Ratings will always be subjective. Of course, anything is better than U.S News and World Reports ranking system which encourages old ivy schools to continually prop up each other. Ratemyprofessors.com is a an awful way to figure out professor approval ratings of course. Rankers are more concerned with debating whether or not a professor is attractive and those going on the site are self-selecting as usually those who very strongly positive or negative experiences they wish to express.
On another note, I urge anyone truly interested to continue to push Brandeis and other schools to pull out of the egregious U.S news and world report hegimony of rankings.

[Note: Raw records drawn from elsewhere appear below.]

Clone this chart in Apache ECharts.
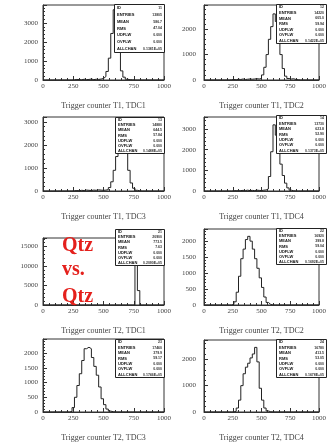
<!DOCTYPE html>
<html>
<head>
<meta charset="utf-8">
<script src="https://cdn.jsdelivr.net/npm/echarts@6/dist/echarts.min.js"></script>
<style>
  html, body { margin: 0; padding: 0; background: #fff; }
  #chart { width: 329px; height: 443px; }
</style>
</head>
<body>
<div id="chart"></div>
<script>
// TDC spectra of the trigger counters, 20-channel bins from 0 to 1000
const binWidth = 20;

const titles = [
  'Trigger counter T1, TDC1', 'Trigger counter T1, TDC2',
  'Trigger counter T1, TDC3', 'Trigger counter T1, TDC4',
  'Trigger counter T2, TDC1', 'Trigger counter T2, TDC2',
  'Trigger counter T2, TDC3', 'Trigger counter T2, TDC4'
];
const histIds = [11, 12, 13, 14, 21, 22, 23, 24];

const t1tdc1 = [0,0,0,0,0,0,0,0,0,0, 0,0,10,30,20,10,40,20,30,50, 20,40,30,50,80,180,450,1150,2450,3700, 3250,1500,480,150,40,15,10,0,0,0, 0,0,0,0,0,0,0,0,0,0];
const t1tdc2 = [0,0,0,0,0,0,0,0,0,0, 0,10,20,10,30,20,40,20,30,40, 30,40,50,40,60,200,500,1000,1600,2100, 2600,2300,1700,1000,450,150,60,40,50,20, 10,0,0,0,0,0,0,0,0,0];
const t1tdc3 = [0,0,0,0,0,0,0,0,0,0, 0,0,10,20,10,30,20,40,30,20, 40,30,50,40,30,40,60,150,400,900, 1500,2300,2900,2950,1900,900,350,120,30,10, 0,0,0,0,0,0,0,0,0,0];
const t1tdc4 = [0,0,0,0,0,0,0,0,0,0, 0,0,10,20,10,20,30,20,40,20, 30,20,40,30,20,40,50,100,700,1900, 3200,2700,2100,1300,750,380,150,40,10,0, 0,0,0,0,0,0,0,0,0,0];
const t2tdc1 = [0,0,0,0,0,0,0,0,0,0, 0,0,0,0,0,0,0,0,0,0, 0,0,0,0,0,0,0,0,0,0, 0,0,0,0,0,0,0,0,17200,3700, 0,0,0,0,0,0,0,0,0,0];
const t2tdc2 = [0,0,0,0,0,0,0,0,0,0, 0,0,20,100,400,900,1450,1750,2050,2150, 2000,1750,1450,1150,850,550,250,80,20,0, 0,0,0,0,0,0,0,0,0,0, 0,0,0,0,0,0,0,0,0,0];
const t2tdc3 = [0,0,0,0,0,0,0,0,0,0, 0,20,150,500,900,1300,1750,2150,2200,2150, 1850,1550,1250,850,450,250,100,30,10,0, 0,0,0,0,0,0,0,0,0,0, 0,0,0,0,0,0,0,0,0,0];
const t2tdc4 = [0,0,0,0,0,0,0,0,0,0, 0,0,0,30,150,450,1000,1450,1700,1850, 2050,2200,2450,1900,900,450,150,40,10,0, 0,0,0,0,0,0,0,0,0,0, 0,0,0,0,0,0,0,0,0,0];

const histograms = [t1tdc1, t1tdc2, t1tdc3, t1tdc4, t2tdc1, t2tdc2, t2tdc3, t2tdc4];

// vertical axis ranges and tick steps
const yMax  = [3950, 2950, 3220, 3580, 17200, 2380, 2480, 2730];
const yStep = [1000, 1000, 1000, 1000, 5000, 500, 500, 1000];
const xTickStep = 250;

// page layout: frame of each pad [left, top, width, height]
const pads = [
  [43, 5, 121, 75],   [204, 5, 122, 75],
  [43, 117, 121, 74], [204, 117, 122, 74],
  [43, 238, 121, 67], [204, 229, 122, 76],
  [43, 339, 121, 76], [204, 340, 122, 75]
];
// statistics boxes [left, top, right, bottom]
const statBoxes = [
  [114, 4, 164, 52],   [276, 4, 326, 43],
  [115, 117, 164, 153], [276, 115, 326, 153],
  [115, 229, 164, 265], [276, 228, 326, 264],
  [115, 339, 164, 377], [276, 339, 326, 377]
];

const serif = 'Liberation Serif';
const ink = '#333';
const plain = v => String(v);

function fmtExp(v) {
  if (v === 0) return '0.0000E+00';
  const e = Math.floor(Math.log10(v)) + 1;
  const m = v / Math.pow(10, e);
  return m.toFixed(4) + 'E' + (e >= 0 ? '+' : '-') + String(Math.abs(e)).padStart(2, '0');
}

function stats(counts) {
  let n = 0, s = 0, s2 = 0;
  counts.forEach((c, i) => {
    const xc = (i + 0.5) * binWidth;
    n += c; s += c * xc; s2 += c * xc * xc;
  });
  const mean = s / n;
  const rms = Math.sqrt(Math.max(s2 / n - mean * mean, 0));
  return { n, mean, rms };
}

const grid = [], xAxis = [], yAxis = [], series = [], graphic = [];

histograms.forEach((counts, k) => {
  const [l, t, w, h] = pads[k];
  grid.push({ left: l, top: t, width: w, height: h, show: true,
    borderColor: ink, borderWidth: 1, backgroundColor: 'transparent' });

  xAxis.push({
    gridIndex: k, type: 'value', min: 0, max: 1000, interval: xTickStep,
    name: titles[k], nameLocation: 'middle', nameGap: 22,
    nameTextStyle: { fontFamily: serif, fontSize: 8, color: '#444' },
    axisLine: { lineStyle: { color: ink, width: 1 } },
    axisTick: { inside: true, length: 4, lineStyle: { color: ink } },
    minorTick: { show: true, splitNumber: 5, length: 2, lineStyle: { color: ink } },
    axisLabel: { fontFamily: serif, fontSize: 7, color: '#444', margin: 3, formatter: plain },
    splitLine: { show: false }
  });

  yAxis.push({
    gridIndex: k, type: 'value', min: 0, max: yMax[k], interval: yStep[k],
    axisLine: { show: true, lineStyle: { color: ink, width: 1 } },
    axisTick: { show: true, inside: true, length: 4, lineStyle: { color: ink } },
    minorTick: { show: true, splitNumber: 5, length: 2, lineStyle: { color: ink } },
    axisLabel: { fontFamily: serif, fontSize: 7, color: '#444',
      margin: (k % 2 === 0) ? 5 : 8, showMaxLabel: false, formatter: plain },
    splitLine: { show: false }
  });

  const pts = counts.map((c, i) => [i * binWidth, c]);
  pts.push([counts.length * binWidth, 0]);
  series.push({
    type: 'line', xAxisIndex: k, yAxisIndex: k, data: pts, step: 'end',
    symbol: 'none', clip: true,
    lineStyle: { color: '#222', width: 1 }
  });

  // statistics box
  const [bx0, by0, bx1, by1] = statBoxes[k];
  graphic.push({
    type: 'rect', z: 100,
    shape: { x: bx0 + 0.5, y: by0 + 0.5, width: bx1 - bx0, height: by1 - by0 },
    style: { fill: '#fff', stroke: '#222', lineWidth: 1 }
  });
  const st = stats(counts);
  const rows = [
    ['ID', String(histIds[k])],
    ['ENTRIES', String(Math.round(st.n))],
    ['MEAN', st.mean.toFixed(1)],
    ['RMS', st.rms.toFixed(2)],
    ['UDFLW', '0.000'],
    ['OVFLW', '0.000'],
    ['ALLCHAN', fmtExp(st.n)]
  ];
  const rh = (by1 - by0) / rows.length;
  rows.forEach((r, i) => {
    const yy = by0 + rh * (i + 0.5) + 0.5;
    graphic.push({ type: 'text', z: 101, x: bx0 + 3, y: yy,
      style: { text: r[0], fontFamily: 'Liberation Sans', fontWeight: 'bold',
        fontSize: 4, fill: '#111', align: 'left', verticalAlign: 'middle' } });
    graphic.push({ type: 'text', z: 101, x: bx1 - 2, y: yy,
      style: { text: r[1], fontFamily: 'Liberation Sans', fontWeight: 'bold',
        fontSize: 3.5, fill: '#333', align: 'right', verticalAlign: 'middle' } });
  });
});

// red annotation on the T2, TDC1 pad
[['Qtz', 246], ['vs.', 270], ['Qtz', 297]].forEach(([txt, yy]) => {
  graphic.push({ type: 'text', z: 120, x: 62, y: yy,
    style: { text: txt, fontFamily: serif, fontWeight: 'bold', fontSize: 20,
      fill: '#e4201c', align: 'left', verticalAlign: 'middle' } });
});

const chart = echarts.init(document.getElementById('chart'), null, { renderer: 'canvas' });
chart.setOption({
  animation: false,
  backgroundColor: '#fff',
  grid, xAxis, yAxis, series, graphic
});
</script>
</body>
</html>
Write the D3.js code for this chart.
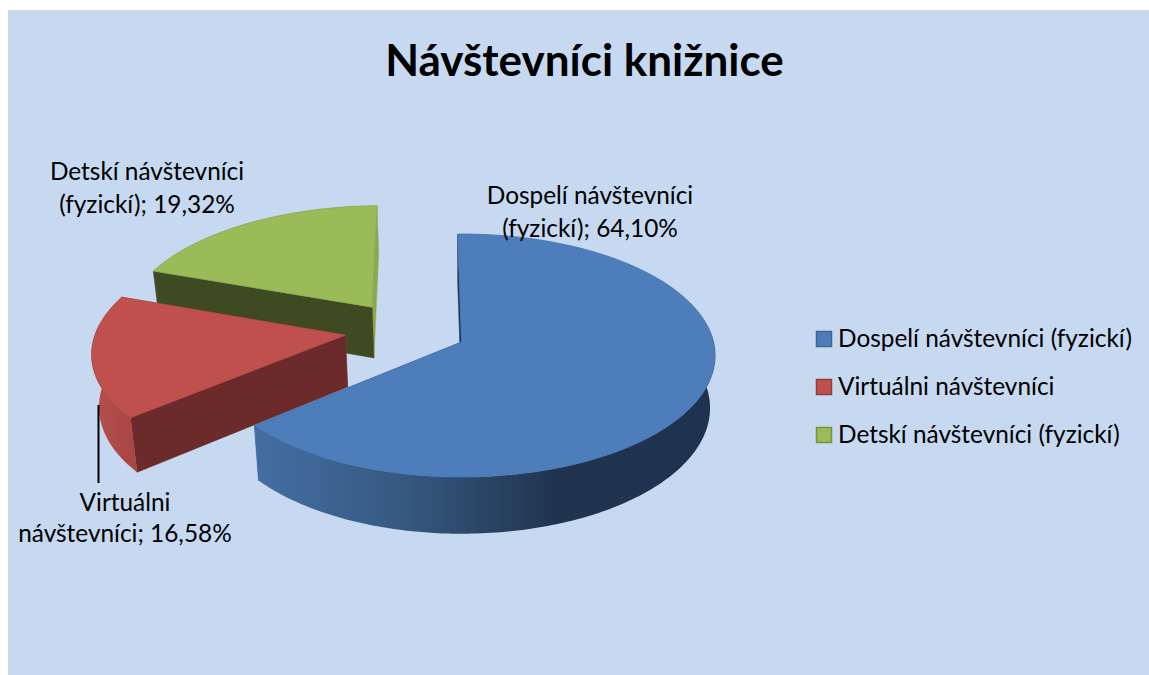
<!DOCTYPE html>
<html>
<head>
<meta charset="utf-8">
<script src="https://cdn.jsdelivr.net/npm/d3@7/dist/d3.min.js"></script>
<style>
  html, body { margin: 0; padding: 0; background: #fff; }
  svg { display: block; }
  text { font-family: Lato, "Open Sans", sans-serif; fill: #000; }
</style>
</head>
<body>
<div class="svg-container"></div>
<script>
const chartTitle = 'Návštevníci knižnice'
const categories = ['Dospelí návštevníci (fyzickí)', 'Virtuálni návštevníci', 'Detskí návštevníci (fyzickí)']
const shares = [64.10, 16.58, 19.32]
const labelBreaks = [2, 1, 2]

const topColors = ['#4d7ebb', '#c0504d', '#9bbb59']
const edgeColors = ['#4473ad', '#b04845', '#8aa84f']
const wallColors = ['#1f3554', '#6b2b2a', '#404a22']
const legendStroke = ['#3a6595', '#943c3a', '#76923c']

const width = 1149
const height = 675

// ground plane -> screen, origin sits on the apex of the first slice
const apex = { x: 461.5, y: 342 }
const radiusX = 252
const radiusY = 120
const perspective = 0.111
const pieCenter = [-0.223, 0.101]
const explosion = 0.245
const depth = 52
const rad = Math.PI / 180

const svg = d3
  .select('.svg-container')
  .append('svg')
  .attr('width', width)
  .attr('height', height)

svg.append('rect')
  .attr('x', 8)
  .attr('y', 10)
  .attr('width', width - 8)
  .attr('height', height - 10)
  .attr('fill', '#c6d9f1')

svg.append('text')
  .attr('x', 584.5)
  .attr('y', 76)
  .attr('text-anchor', 'middle')
  .style('font-size', '44px')
  .style('font-weight', 700)
  .text(chartTitle)

const defs = svg.append('defs')
addGradient('wall-0', 256, 716, [[0, '#446ea3'], [0.33, '#35587f'], [0.65, '#20344f'], [1, '#1e3350']])
addGradient('wall-1', 93, 135, [[0, '#b44f4c'], [1, '#a84643']])
addGradient('wall-2', 150, 380, [[0, '#404a22'], [1, '#404a22']])

const pie = d3.pie().sort(null).startAngle(-1 * rad).endAngle(359 * rad)
const slices = pie(shares)

// painted back to front
;[2, 1, 0].forEach((index) => drawSlice(slices[index], index))

// leader line of the virtual visitors label
svg.append('line')
  .attr('x1', 98.5).attr('x2', 98.5)
  .attr('y1', 405).attr('y2', 483)
  .attr('stroke', '#000')
  .attr('stroke-width', 2)

const labelAnchors = [[590, 204], [125, 511], [147, 180]]
const labelLeading = [33, 31, 33]

categories.forEach((name, index) => {
  const words = `${name}; ${shares[index].toFixed(2).replace('.', ',')}%`.split(' ')
  const lines = [words.slice(0, labelBreaks[index]).join(' '), words.slice(labelBreaks[index]).join(' ')]
  lines.forEach((line, row) => {
    svg.append('text')
      .attr('x', labelAnchors[index][0])
      .attr('y', labelAnchors[index][1] + row * labelLeading[index])
      .attr('text-anchor', 'middle')
      .style('font-size', '24.4px')
      .text(line)
  })
})

const legendY = d3.scalePoint().domain(categories).range([339, 435])
const legend = svg.append('g').attr('id', 'legend')

categories.forEach((name, index) => {
  legend.append('rect')
    .attr('x', 816.5)
    .attr('y', legendY(name) - 7.5)
    .attr('width', 15)
    .attr('height', 15)
    .attr('fill', topColors[index])
    .attr('stroke', legendStroke[index])
    .attr('stroke-width', 1.5)
  legend.append('text')
    .attr('x', 838)
    .attr('y', legendY(name) + 8)
    .style('font-size', '24.4px')
    .text(name)
})

function addGradient(id, x1, x2, stops) {
  const gradient = defs.append('linearGradient')
    .attr('id', id)
    .attr('gradientUnits', 'userSpaceOnUse')
    .attr('x1', x1).attr('x2', x2)
    .attr('y1', 0).attr('y2', 0)
  stops.forEach(([offset, color]) => {
    gradient.append('stop').attr('offset', offset).attr('stop-color', color)
  })
}

function project(u, v) {
  const w = 1 + perspective * v
  return [apex.x + radiusX * u / w, apex.y - radiusY * v / w]
}

// the lower rim is a little narrower and a little taller on screen
function lower([x, y]) {
  return [apex.x + (x - apex.x) * 0.98, apex.y + depth + (y - apex.y) * 1.035]
}

function drawSlice(slice, index) {
  const mid = (slice.startAngle + slice.endAngle) / 2
  const origin = [
    pieCenter[0] + explosion * Math.sin(mid),
    pieCenter[1] + explosion * Math.cos(mid)
  ]
  const rim = (angle) => project(origin[0] + Math.sin(angle), origin[1] + Math.cos(angle))
  const anglesBetween = (from, to) => {
    const steps = Math.max(2, Math.ceil((to - from) / (1 * rad)))
    return d3.range(steps + 1).map((i) => from + (to - from) * i / steps)
  }
  const line = d3.line()
  const center = project(origin[0], origin[1])
  const first = rim(slice.startAngle)
  const last = rim(slice.endAngle)
  const group = svg.append('g').attr('class', 'slice')

  // radial walls, the closing one only ever shows as a thin lit strip
  ;[[last, edgeColors[index]], [first, wallColors[index]]].forEach(([point, color]) => {
    group.append('path')
      .attr('d', line([center, point, lower(point), lower(center)]) + 'Z')
      .attr('fill', color)
      .attr('stroke', color)
      .attr('stroke-width', 0.5)
  })

  // outer wall, only the part turned towards the viewer
  const from = Math.max(slice.startAngle, 85 * rad)
  const to = Math.min(slice.endAngle, 275 * rad)
  if (to > from) {
    const upper = anglesBetween(from, to).map(rim)
    group.append('path')
      .attr('d', line(upper.concat(upper.map(lower).reverse())) + 'Z')
      .attr('fill', `url(#wall-${index})`)
  }

  // top face
  const outline = anglesBetween(slice.startAngle, slice.endAngle).map(rim)
  group.append('path')
    .attr('d', line([center].concat(outline)) + 'Z')
    .attr('fill', topColors[index])
    .attr('stroke', edgeColors[index])
    .attr('stroke-width', 0.8)
}
</script>
</body>
</html>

(See my article in the Justice from earlier in the year.
Daniel Ortner
Symphonyofdissent
FYI, CCAP’s rankings as published on its own website places Brandeis at 20 rather than 21.Take a look at the link to the rankings on the home page of the Center’s website. As you’ll note,the top 20 schools begin with Harvard and end with Brandeis. I would suggest that perhaps none of the other top twenty universities has the intimate undergraduate focus of Brandeis (comparable to a small LAC) combined with top-notch research by an excellent teaching faculty.
For those of you who saw the CCAP list published on Forbes.com, which lists Brandeis as 21, CCAP has confirmed to me by email that the list on its own site is the accurate ranking. FYI, the inaccuracy on the Forbes.com site is the ranking of SMU as 13 when, in fact, it’s ranked by CCAP as 43.